As our population ages we need to be making much more effort to make our towns and cities more age-friendly, say Dr Tine Buffel and Sophie Handler.
Study after study has shown that people want to stay in their own homes for as long as possible in later life. An attachment to a particular place and neighbourhood, alongside a growing sense of belonging and identity, become more and more important as we age.
For the most vulnerable, often older, people in our society this attachment and access to local support networks becomes even more crucial. Yet it is often these very people who are among the most excluded communities in our towns and cities today.
Against this backdrop developing age-friendly policies has become a significant dimension in social policy. Much of the groundwork has been laid by the World Health Organisation (WHO).
Over the last decade it has driven its global age-friendly cities agenda to identify those factors that make urban environments age-friendly and then looked at how ageing issues can be better integrated into public policy.
But here in the UK there is still much to be done in this context. For instance, there is no national ageing strategy and instead we see more ad-hoc policies emerge, such as with the recent review of pelican crossings conducted amid concerns that older people have insufficient time to cross busy roads.
Such piecemeal initiatives fail to tackle the broader issues faced by older people. Instead the state needs to be developing a clear narrative that pushes age-friendly policies to the top of the agenda.
In the absence of a national narrative, it has been left to individual towns and cities to develop their own policies. In this regard Manchester is at least ahead of the game; it is the UK’s first age-friendly city as classed by the WHO – and a city that is championing a citizen-based approach to ageing.
Crucially, Manchester’s evolution as an age-friendly city has had political backing. It has a steering group comprised of health and local government officials, as well as representatives from housing trusts, the arts and charitable sectors. This group meets regularly to ensure the views of older people are taken into account whenever there are significant changes to transport, housing, health and social care policies.
Fundamental to this drive is making older people central to the life of the city. This takes quite a shift in thinking, not least because a city like Manchester is marketed as a young and dynamic and home to the biggest student population in the UK and a thriving young professional community. What is less well marketed is that the city is still home to many less affluent neighbourhoods where older people face significant challenges every single day.
It was precisely into one of these areas, Whalley Range, that a research project into the social and environmental aspects of age-friendly policies was recently directed. Our study set out to more precisely identify what is happening on the ground in the district and to identify some of the key issues facing older people.
While any study of this kind inevitably identifies issues specific to a particular area, our research did unearth some common concerns around issues such as health, community and transport.
For instance, we discovered that a lot of older people live away from main roads and so were forced to walk considerable distances to access public transport. Another significant problem was the lack of meeting spaces where people could meet for a coffee and a chat.
Wider communication was another issue given that so much news today is relayed electronically rather than via local newsletters or newspapers.

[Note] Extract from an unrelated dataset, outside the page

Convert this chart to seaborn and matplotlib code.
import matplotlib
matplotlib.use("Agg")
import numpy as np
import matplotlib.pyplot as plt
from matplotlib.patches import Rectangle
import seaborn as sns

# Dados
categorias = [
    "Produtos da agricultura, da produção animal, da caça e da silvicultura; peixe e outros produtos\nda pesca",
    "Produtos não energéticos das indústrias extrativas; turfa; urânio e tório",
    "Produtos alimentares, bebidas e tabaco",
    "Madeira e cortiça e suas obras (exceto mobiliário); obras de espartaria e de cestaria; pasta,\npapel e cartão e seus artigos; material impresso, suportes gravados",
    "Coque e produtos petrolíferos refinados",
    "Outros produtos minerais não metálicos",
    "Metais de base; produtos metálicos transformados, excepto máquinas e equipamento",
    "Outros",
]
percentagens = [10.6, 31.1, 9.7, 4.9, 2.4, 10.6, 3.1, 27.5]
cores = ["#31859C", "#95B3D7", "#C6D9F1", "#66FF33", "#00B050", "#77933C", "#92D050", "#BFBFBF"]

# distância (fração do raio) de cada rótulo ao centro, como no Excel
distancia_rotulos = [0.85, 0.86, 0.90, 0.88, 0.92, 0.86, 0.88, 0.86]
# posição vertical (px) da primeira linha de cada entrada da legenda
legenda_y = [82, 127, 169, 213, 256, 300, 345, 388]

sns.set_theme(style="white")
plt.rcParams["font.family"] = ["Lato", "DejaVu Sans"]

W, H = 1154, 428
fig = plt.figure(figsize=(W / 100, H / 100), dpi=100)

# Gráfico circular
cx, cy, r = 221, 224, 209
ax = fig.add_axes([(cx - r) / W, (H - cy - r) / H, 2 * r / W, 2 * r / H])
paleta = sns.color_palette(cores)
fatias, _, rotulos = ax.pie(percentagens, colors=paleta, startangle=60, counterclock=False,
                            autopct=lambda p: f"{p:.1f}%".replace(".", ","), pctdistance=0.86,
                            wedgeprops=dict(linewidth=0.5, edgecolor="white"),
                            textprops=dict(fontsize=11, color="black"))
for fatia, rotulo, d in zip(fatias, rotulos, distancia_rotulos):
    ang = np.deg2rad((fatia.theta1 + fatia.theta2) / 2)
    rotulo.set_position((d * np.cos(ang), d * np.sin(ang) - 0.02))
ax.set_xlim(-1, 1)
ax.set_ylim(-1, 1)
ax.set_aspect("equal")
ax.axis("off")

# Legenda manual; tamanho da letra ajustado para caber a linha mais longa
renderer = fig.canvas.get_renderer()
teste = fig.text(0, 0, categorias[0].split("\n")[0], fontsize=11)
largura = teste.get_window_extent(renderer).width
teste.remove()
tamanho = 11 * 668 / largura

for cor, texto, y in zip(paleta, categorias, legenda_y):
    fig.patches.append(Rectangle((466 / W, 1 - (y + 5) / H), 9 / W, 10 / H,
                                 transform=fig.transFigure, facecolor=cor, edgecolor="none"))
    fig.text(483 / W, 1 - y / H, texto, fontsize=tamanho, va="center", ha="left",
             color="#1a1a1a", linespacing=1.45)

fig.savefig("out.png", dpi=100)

We found that at times older people simply couldn’t access what was going on in their neighbourhood.
And then there was the whole impact of local authority cuts and how that impacts on the quality and quantity of services. For instance in Whalley Range we found that the planned closure of a local leisure centre which would force residents to travel to one further away was a major talking point. Likewise, local transport lines were at risk of being cut.
We should be looking to promote age-friendly policies within the development of the urban environment, integrating age-friendly principles into the regeneration and design of urban spaces.
It doesn’t need to be big-scale. Sometimes it is really the small-scale actions which can make a massive difference – the free-to-use seat inside a butcher’s shop or a co-designed bench (with a walking stick holder) installed on a street. It is about getting a whole neighbourhood, and particularly businesses, to think more imaginatively and creatively about the needs of older people.
In the light of this, we are currently working with the Royal Institute of British Architects (RIBA) and Age UK on publishing a guide later this year that will help designers, public realm artists and architects think more imaginatively about developing age-friendly spaces.
Until now there has typically been something of a ‘checklist’ approach to the needs of older people in urban environments. But what we will be trying to convey is that the approach doesn’t need to be so prescriptive and there should be room for more creative thinking.
Ultimately it comes back to making older people feel far more included in decision-making and this remains an absolutely fundamental tenet of developing age-friendly policy. Older people need a voice and we must respect that.